While waiting on IRB approval to begin collecting and analyzing subreddit data for my project, I’ve been thinking about the rhetorical dimensions of computational topic modeling. In preparing to undertake this project, I looked for examples of similar analyses in humanities-based rhetoric and composition journals but found that this hasn’t been a terribly popular method, although the communication side of rhetoric has more frequently undertaken computational methods. Of course, given the humanities’ commitment to nuanced, reflexive, qualitative research, this perhaps aversion to quantitative text analysis makes sense. After all, the humanities have already developed robust means of collecting, contextualizing, and coding human-centered data. Frequently, the humanities have provided needed critiques of computational or algorithmic approaches that fail to account for embodiment, accrued meaning generated during the collection and analyzation of data, or the unevenly distributed risks for participants whose information is collected in large datasets. That said, as the editors of a recent issue of Computers and Composition, “Composing Algorithms: Writing (with) Rhetorical Machines,” write in their introduction, algorithms provide an opportunity for composition, not just critique. Furthermore, in their chapter “Against Cleaning” in Debates in the Digital Humanities 2019, Katie Rawson and Trevor Muñoz write
While humanities researchers do have discourses for limiting claims (acknowledging the choice of an archive or a particular intellectual tradition), the move into data-intensive research asks humanists to modify such discourses or develop new ones suitable for these projects. The ways in which the humanities engages these challenges may both open up new practices for other fields and allow humanities researchers who have made powerful critiques of the existing systems of data analysis to undertake data-intensive forms of research in ways that do not require them to abandon their commitments to such critiques.
In keeping with these invitations to engage data-centric research through the critiques already generated, I’m approaching this project through a digital cultural rhetorics lens. My hope is to create a final product (or really, an experience) that will represent the layers of decisions I make as a researcher and the ways these decisions create and alter relationships among elements of my project, thus shaping its overall meaning.
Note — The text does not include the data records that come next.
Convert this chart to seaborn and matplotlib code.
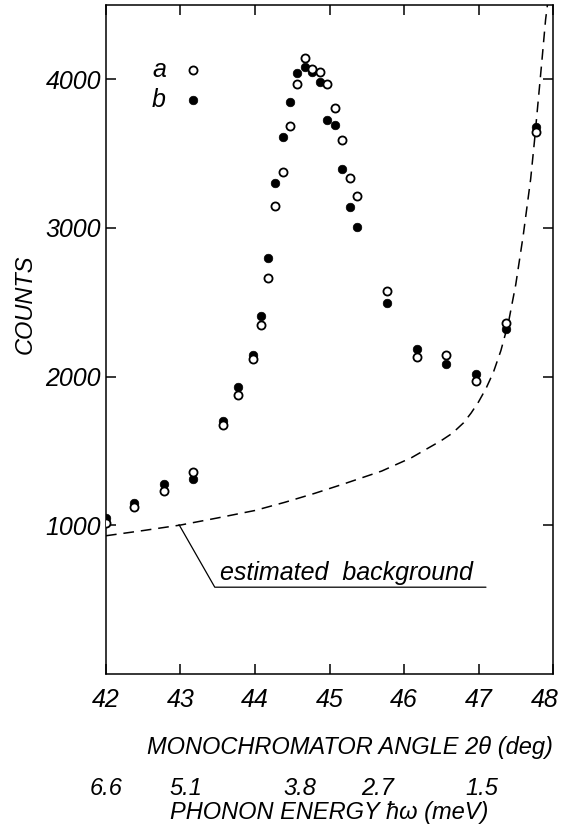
import matplotlib
matplotlib.use("Agg")
import matplotlib.pyplot as plt
import matplotlib.transforms as mtransforms
import seaborn as sns
import pandas as pd

# monochromator angle 2theta (deg) of the measured points
angle = [42.0, 42.37, 42.78, 43.17, 43.57, 43.77, 43.97, 44.08, 44.17, 44.27,
         44.37, 44.47, 44.57, 44.67, 44.77, 44.87, 44.97, 45.08, 45.17, 45.28,
         45.37, 45.77, 46.17, 46.57, 46.97, 47.37, 47.77]
# series a (open circles)
counts_a = [1018, 1121, 1233, 1360, 1678, 1879, 2121, 2349, 2664, 3146,
            3374, 3687, 3971, 4141, 4072, 4052, 3971, 3807, 3591, 3338,
            3217, 2577, 2132, 2148, 1971, 2360, 3646]
# series b (filled circles)
counts_b = [1047, 1148, 1280, 1311, 1700, 1933, 2148, 2409, 2799, 3302,
            3613, 3846, 4042, 4083, 4052, 3982, 3723, 3693, 3396, 3143,
            3005, 2497, 2183, 2083, 2015, 2322, 3680]

# estimated background (dashed)
bg_angle = [42.0, 42.5, 43.0, 43.5, 44.0, 44.4, 44.8, 45.2, 45.7, 46.1,
            46.5, 46.65, 46.8, 46.9, 47.0, 47.1, 47.2, 47.3, 47.4, 47.5,
            47.6, 47.7, 47.75, 47.8, 47.85, 47.9, 47.95]
bg_counts = [930, 965, 1002, 1050, 1100, 1155, 1215, 1280, 1365, 1455,
             1570, 1620, 1690, 1755, 1830, 1920, 2030, 2175, 2360, 2620,
             2950, 3330, 3580, 3850, 4120, 4400, 4600]

# leader line for the "estimated background" note
lead_angle = [42.98, 43.46, 47.10]
lead_counts = [1005, 584, 584]

# phonon energy scale under the angle axis
energy_labels = ["6.6", "5.1", "3.8", "2.7", "1.5"]
energy_angle = [42.0, 43.07, 44.6, 45.65, 47.05]

xticks = [42, 43, 44, 45, 46, 47, 48]
yticks = [1000, 2000, 3000, 4000]

sns.set_theme(style="ticks")
plt.rcParams["font.family"] = ["Liberation Sans", "DejaVu Sans"]
plt.rcParams["font.style"] = "italic"
plt.rcParams["text.color"] = "black"
plt.rcParams["axes.labelcolor"] = "black"
plt.rcParams["axes.edgecolor"] = "black"
plt.rcParams["axes.linewidth"] = 1.1
plt.rcParams["xtick.color"] = "black"
plt.rcParams["ytick.color"] = "black"

FS = 17
TS = 18

fig, ax = plt.subplots(figsize=(5.65, 8.25), dpi=100)
fig.subplots_adjust(left=0.1876, right=0.9788, top=0.994, bottom=0.183)

df = pd.DataFrame({"angle": angle, "a": counts_a, "b": counts_b})
bg = pd.DataFrame({"angle": bg_angle, "counts": bg_counts})

sns.lineplot(data=bg, x="angle", y="counts", ax=ax, sort=False, estimator=None,
             color="black", linewidth=1.1, linestyle=(0, (7, 4.5)))
ax.plot(lead_angle, lead_counts, color="black", linewidth=0.9)

sns.scatterplot(data=df, x="angle", y="b", ax=ax, s=38, color="black",
                edgecolor="black", linewidth=0.5, label="b", zorder=3)
sns.scatterplot(data=df, x="angle", y="a", ax=ax, s=34, facecolor="white",
                edgecolor="black", linewidth=1.3, label="a", zorder=4)

ax.text(43.53, 631, "estimated  background", fontsize=18, va="baseline")

handles, labels = ax.get_legend_handles_labels()
order = [labels.index("a"), labels.index("b")]
ax.legend([handles[i] for i in order], [labels[i] for i in order],
          loc="upper left", bbox_to_anchor=(0.075, 0.94), frameon=False,
          markerfirst=False, handlelength=1.0, handletextpad=0.6,
          labelspacing=0.25, borderpad=0, prop={"size": TS, "style": "italic"})

ax.set_xlim(42, 48)
ax.set_ylim(0, 4500)
ax.set_xticks(xticks)
ax.set_yticks(yticks)
ax.tick_params(direction="in", length=7, width=1.1, top=True, right=True,
               labelsize=TS)
ax.tick_params(axis="x", pad=10)
ax.tick_params(axis="y", pad=3.5)

# last angle label sits slightly left of its tick, inside the figure
last = ax.get_xticklabels()[-1]
last.set_transform(last.get_transform() +
                   mtransforms.ScaledTranslation(-6 / 72, 0, fig.dpi_scale_trans))

ax.set_xlabel("MONOCHROMATOR ANGLE 2θ (deg)", fontsize=FS, loc="right",
              labelpad=17)
ax.set_ylabel("COUNTS", fontsize=FS)
ax.yaxis.set_label_coords(-0.155, 0.552)

sec = ax.secondary_xaxis(-0.147)
sec.set_xticks(energy_angle, labels=energy_labels)
sec.tick_params(length=0, labelsize=FS, pad=3)
sec.spines["bottom"].set_visible(False)
sec.set_xlabel("PHONON ENERGY ħω (meV)", fontsize=FS, labelpad=1)

fig.savefig("out.png", dpi=100)
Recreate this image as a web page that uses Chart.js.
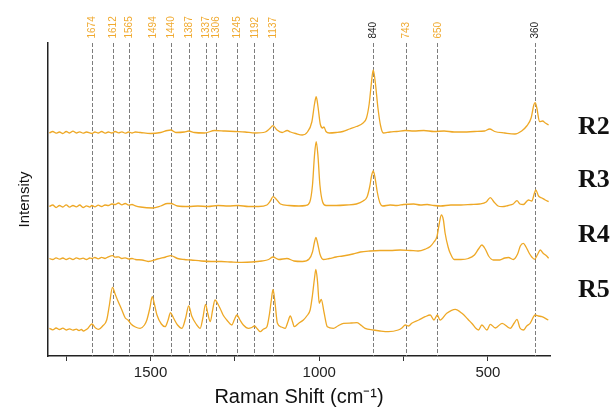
<!DOCTYPE html>
<html>
<head>
<meta charset="utf-8">
<script src="https://cdn.jsdelivr.net/npm/chart.js@4.4.0/dist/chart.umd.min.js"></script>
<style>
  html, body { margin: 0; padding: 0; background: #fff; }
</style>
</head>
<body>
<canvas id="raman" width="614" height="409"></canvas>
<script>
// peak positions marked with dashed lines (cm-1)
const peakMarks = [1674, 1612, 1565, 1494, 1440, 1387, 1337, 1306, 1245, 1192, 1137, 840, 743, 650, 360];
const darkMarks = [840, 360];
const seriesNames = ['R2', 'R3', 'R4', 'R5'];
const xTicks = [1750, 1500, 1250, 1000, 750, 500];

// spectra (offset intensities, arbitrary units)
const r2Shift = [1800, 1790, 1780, 1770, 1760, 1750, 1740, 1730, 1720, 1710, 1700, 1690, 1680, 1674, 1665, 1655, 1645, 1635, 1625, 1615, 1605, 1595, 1585, 1575, 1565, 1555, 1545, 1530, 1500, 1470, 1450, 1440, 1425, 1400, 1387, 1370, 1340, 1310, 1280, 1250, 1220, 1190, 1160, 1148, 1137, 1125, 1110, 1095, 1085, 1070, 1050, 1035, 1022, 1014, 1009, 1004, 997, 990, 986, 980, 970, 950, 930, 910, 890, 870, 860, 852, 846, 840, 834, 826, 818, 810, 790, 770, 745, 720, 690, 660, 630, 600, 570, 540, 510, 495, 480, 450, 420, 400, 385, 372, 364, 360, 355, 347, 338, 330, 320];
const r2Int = [223, 224.5, 222.8, 224, 222.5, 224.5, 223, 224.8, 223, 224.2, 222.8, 224, 223.2, 222.5, 224, 223, 224.5, 222.8, 224, 223, 224.5, 223.2, 224.2, 222.8, 224, 223, 224, 223.5, 222.5, 223.5, 225.5, 226, 223.5, 224, 225, 223.5, 223, 225.5, 225, 224.5, 224, 223, 224, 227, 230.3, 226, 223.5, 225.5, 224, 222.5, 221, 224, 234, 252, 259.3, 250, 232, 228, 229, 224.5, 223, 223.5, 224.5, 227, 229.5, 233, 238, 252, 271, 286, 274, 248, 230, 223, 224, 224.5, 225.5, 225, 225.5, 224.5, 225, 224, 224, 224.5, 225, 227, 224.5, 223, 222, 225, 230, 238, 251, 253.3, 248, 234.3, 235, 233, 231];

const r3Shift = [1800, 1790, 1780, 1770, 1760, 1750, 1740, 1730, 1720, 1710, 1700, 1690, 1680, 1674, 1665, 1655, 1645, 1635, 1625, 1615, 1605, 1595, 1585, 1575, 1565, 1555, 1545, 1530, 1494, 1470, 1450, 1440, 1420, 1387, 1360, 1330, 1300, 1270, 1240, 1210, 1180, 1155, 1145, 1137, 1128, 1115, 1090, 1060, 1040, 1028, 1020, 1014, 1009, 1004, 998, 990, 980, 950, 920, 890, 870, 858, 850, 845, 840, 835, 828, 820, 812, 790, 770, 750, 720, 700, 680, 660, 640, 610, 580, 550, 525, 505, 493, 482, 470, 458, 440, 425, 414, 405, 395, 380, 370, 362, 358, 350, 340, 330, 320];
const r3Int = [149.5, 151, 148.5, 150.5, 149, 151.2, 148.8, 150.5, 149.2, 151, 148.5, 150.2, 149, 150.5, 149.2, 150.8, 149.5, 151, 150.5, 152, 151.5, 153, 151.2, 152.5, 150.8, 151.5, 150.2, 149, 148, 150, 152.5, 152.5, 150, 149.5, 150, 149.5, 150.5, 150, 150.5, 149.5, 149.5, 151, 155, 159.3, 157, 152, 150.5, 150, 150.5, 154, 171, 201, 214.3, 201, 171, 154, 150.5, 150.5, 151, 152, 155, 159.3, 170, 180, 185, 179, 164, 153, 150, 151, 150.5, 151.5, 152, 151, 151.5, 150.5, 150, 151, 151, 151.5, 152, 154, 158.3, 154, 150, 149.3, 150.5, 152, 155.3, 152, 151.5, 156, 155, 163, 166, 160, 158, 156, 154.3];

const r4Shift = [1800, 1790, 1780, 1770, 1760, 1750, 1740, 1730, 1720, 1710, 1700, 1690, 1680, 1674, 1665, 1655, 1645, 1635, 1625, 1612, 1605, 1595, 1585, 1575, 1565, 1555, 1545, 1525, 1507, 1480, 1455, 1440, 1420, 1400, 1380, 1350, 1320, 1290, 1260, 1230, 1200, 1170, 1150, 1137, 1120, 1096, 1075, 1050, 1030, 1020, 1014, 1010, 1005, 998, 988, 970, 950, 930, 900, 878, 850, 820, 790, 760, 730, 707, 685, 671, 660, 651, 645, 638, 632, 627, 618, 612, 600, 580, 558, 540, 528, 518, 508, 498, 484, 465, 450, 439, 425, 412, 404, 395, 387, 378, 370, 362, 352, 345, 337, 326, 320];
const r4Int = [97.5, 96.5, 98.2, 96.8, 98, 96.5, 97.8, 96.5, 98.2, 97, 97.8, 96.5, 98, 97.5, 98.5, 97.2, 98.6, 97.5, 99.2, 100.3, 98.8, 99.2, 97.5, 98.2, 97, 97.5, 96.5, 96, 94.5, 97, 99, 100.3, 97.5, 96.5, 96, 95, 94.5, 94.5, 94, 93.7, 94, 95, 96.5, 99, 96.5, 97.5, 95, 94.5, 97, 104, 114, 118.5, 113, 102, 96.5, 97.5, 99, 100, 102, 104, 105, 105.5, 105.5, 106, 105.5, 105, 107, 109.5, 114, 119.5, 131, 141, 136, 123, 109, 103, 96.5, 96.5, 97.5, 101, 107, 111, 107, 100, 96, 96, 98, 98.5, 96.5, 102, 110, 112.7, 109, 103, 99, 96.7, 102, 106, 103, 100, 97.7];

const r5Shift = [1800, 1790, 1780, 1770, 1760, 1750, 1740, 1730, 1720, 1712, 1705, 1699, 1692, 1686, 1674, 1663, 1654, 1642, 1630, 1622, 1613, 1605, 1598, 1585, 1575, 1567, 1558, 1545, 1531, 1518, 1511, 1502, 1495, 1488, 1481, 1468, 1457, 1448, 1441, 1432, 1420, 1407, 1396, 1387, 1378, 1365, 1353, 1345, 1337, 1330, 1323, 1316, 1309, 1302, 1294, 1285, 1274, 1259, 1252, 1244, 1235, 1225, 1210, 1200, 1192, 1183, 1175, 1165, 1155, 1148, 1142, 1137, 1131, 1124, 1112, 1101, 1093, 1086, 1079, 1074, 1060, 1047, 1037, 1027, 1020, 1014, 1010, 1005, 1000, 994, 986, 976, 958, 945, 928, 905, 888, 875, 864, 840, 820, 795, 766, 755, 745, 735, 726, 705, 686, 671, 660, 650, 642, 622, 597, 577, 560, 548, 528, 518, 503, 493, 478, 458, 434, 422, 414, 405, 395, 385, 375, 360, 350, 340, 321];
const r5Int = [27.7, 26.2, 28, 26.5, 27.8, 26, 27.2, 25.8, 26.8, 25.5, 26.5, 25, 26.2, 27.5, 32, 28, 26.7, 30, 36, 51, 68.7, 62, 56, 46, 38, 36, 32, 29, 27.7, 31, 36, 48, 59.3, 51, 41, 32, 29.3, 36, 43.3, 38, 31, 27.7, 38, 50, 40, 32, 27.7, 38, 51.7, 42, 34.3, 46, 56, 53, 47.7, 41, 36, 31, 36, 41, 36, 31, 27.7, 28.5, 30, 27, 24.3, 27, 29.3, 41, 56, 66.7, 53, 32.7, 29, 27.7, 34, 40, 34, 29.3, 33, 36, 40, 46, 61, 78, 86.7, 74, 52.7, 56.7, 44, 29.3, 27.7, 30, 32.7, 33, 33.3, 30.5, 27.7, 26, 25, 24.3, 26, 28, 31, 30, 32.7, 36, 39.3, 41, 36, 41, 36, 42.7, 46.7, 42.7, 37, 32.7, 26, 31, 26, 31.7, 28, 32.7, 27.7, 33, 36.7, 28, 26, 30, 32.7, 41, 40, 39.3, 36];

const spectra = [[r2Shift, r2Int], [r3Shift, r3Int], [r4Shift, r4Int], [r5Shift, r5Int]];

// dashed peak lines, top labels and sample names
const markerPlugin = {
  id: 'markers',
  beforeDatasetsDraw(chart) {
    const {ctx, chartArea, scales: {x}} = chart;
    ctx.save();
    ctx.strokeStyle = '#7d7d7d';
    ctx.lineWidth = 1;
    ctx.setLineDash([4, 2]);
    peakMarks.forEach(v => {
      const px = Math.round(x.getPixelForValue(v)) + 0.5;
      ctx.beginPath();
      ctx.moveTo(px, chartArea.top);
      ctx.lineTo(px, chartArea.bottom);
      ctx.stroke();
    });
    ctx.restore();
  },
  afterDraw(chart) {
    const {ctx, chartArea, scales: {x}} = chart;
    ctx.save();
    ctx.font = '10px "Liberation Sans", Arial, sans-serif';
    ctx.textAlign = 'left';
    ctx.textBaseline = 'middle';
    peakMarks.forEach(v => {
      ctx.save();
      ctx.translate(x.getPixelForValue(v) + 0.5, chartArea.top - 4.5);
      ctx.rotate(-Math.PI / 2);
      ctx.fillStyle = darkMarks.includes(v) ? '#222' : '#f0aa30';
      ctx.fillText(String(v), 0, 0);
      ctx.restore();
    });
    ctx.font = 'bold 26px "Liberation Serif", "Times New Roman", serif';
    ctx.fillStyle = '#111';
    ctx.textBaseline = 'alphabetic';
    const nameY = [134, 187, 242, 297];
    seriesNames.forEach((n, i) => ctx.fillText(n, 578, nameY[i]));
    ctx.restore();
  }
};

new Chart(document.getElementById('raman'), {
  type: 'line',
  data: {
    datasets: spectra.map(([xs, ys], i) => ({
      label: seriesNames[i],
      data: xs.map((v, j) => ({x: v, y: ys[j]})),
      borderColor: '#eea826',
      borderWidth: 1.3,
      pointRadius: 0,
      cubicInterpolationMode: 'monotone'
    }))
  },
  options: {
    responsive: false,
    animation: false,
    devicePixelRatio: 1,
    layout: {padding: {left: 0, top: 43, right: 64, bottom: 0}},
    plugins: {legend: {display: false}, tooltip: {enabled: false}},
    scales: {
      x: {
        type: 'linear',
        reverse: true,
        min: 316,
        max: 1804,
        afterBuildTicks: s => { s.ticks = xTicks.map(v => ({value: v})); },
        afterFit: s => { s.height = 53; },
        grid: {drawOnChartArea: false, drawTicks: true, tickLength: 5, color: '#333'},
        border: {display: true, color: '#222', width: 1.5},
        ticks: {
          autoSkip: false,
          maxRotation: 0,
          padding: 3,
          color: '#222',
          font: {family: '"Liberation Sans", Arial, sans-serif', size: 15},
          callback: v => (v % 500 === 0 ? String(v) : '')
        },
        title: {
          display: true,
          text: 'Raman Shift (cm⁻¹)',
          color: '#111',
          padding: 0,
          font: {family: '"Liberation Sans", Arial, sans-serif', size: 20}
        }
      },
      y: {
        min: 0,
        max: 313,
        afterFit: s => { s.width = 48; },
        grid: {display: false},
        border: {display: true, color: '#222', width: 1.5},
        ticks: {display: false},
        title: {
          display: true,
          text: 'Intensity',
          color: '#111',
          padding: {top: 16, bottom: 0},
          font: {family: '"Liberation Sans", Arial, sans-serif', size: 15}
        }
      }
    }
  },
  plugins: [markerPlugin]
});
</script>
</body>
</html>
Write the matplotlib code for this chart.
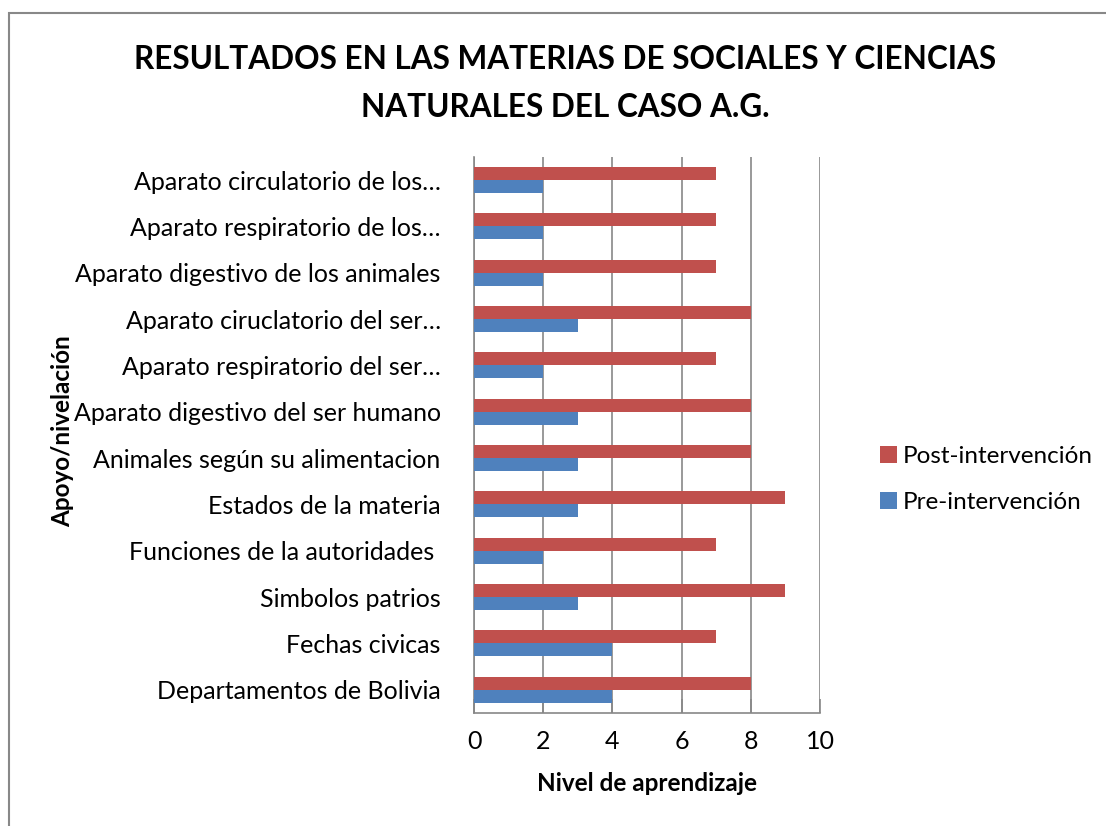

As part of this process, I’ve been reading tutorials about how to conduct computational topic modeling to use as examples as I create my own workflow, then adjusting these examples to maintain the “messiness” of rhetorical research. My primary concern in employing computational methods to a rhetorical problem (namely, what are the topics this subreddit discusses and how do those topics change over time or by the object of snark?) is to avoid overdetermining the results through the choices I make in setting up the algorithmic analysis. In a world with access to endless time and resources, I might read through every post and comment contained in the timeframe and code them inductively, then check my codes against those generated by other readers. However, this would take much more time than is really available within a PhD timeline. Hence, my interest in using computational topic modeling. In most text-analysis workflows, collected text is “cleaned” by removing stop-words, like articles and prepositions, and stemming or lemmatizing the remaining words, reducing them to their roots. (Stemming and lemmatizing are similar methods, but lemmatizing is sometimes favored because it’s more strongly contextual and less likely to return nonsense words than stemming.) While I’ll certainly remove stop-words from my Reddit corpus, I’ve decided to forgo lemmatization, in order to preserve the wordplay that forms the basis of this snark community. The results will likely be somewhat less tidy than if I were to lemmatize the corpus, but I’m leaning into the possibility.
Following Nicole Brown’s novel method of Computational Digital Autoethnography, I plan to use narrative and reflection to augment the results of my topic analysis. In her introductory computational digital autoethnography (CDA), Brown harvests a corpus of her own social media data consisting of all written Facebook text (posts, comments, captions) from 2007-2016. She then applies Latent Dirichlet allocation (LDA) topic modeling to surface topics in the data corpus. LDA treats words independently rather than as strings, so she runs the analysis with multiple topic numbers (variable K) to track the shifts in topic distributions. If LDA had been used as the sole or primary method in this study, certain gaps would have emerged in the data–some topics could be misinterpreted without careful attention and detailed knowledge of the data corpus and some topics could appear to be incoherent (and would normally be discarded). Brown fills these gaps with autoethnographic reflection, using the “failures” of LDA to reflect on data autonomy, representation of the self through text, and the value of incoherent topics or themes, which point to experiences that may not be fully captured in quantitative methods. After demonstrating the use of CDA, Brown concludes by observing that while CDA can be used to decolonize computational methods by turning them in favor of identity and justice-based work, it can also be used to colonize autoethnographic methods, if care is not taken, by delegitimizing or sidelining the narrative aspects of the work. While my project is not autoethnographic, I appreciate the texture of Brown’s method, which I think could be fruitful in a digital cultural rhetorics project, such as I undertake in this fellowship.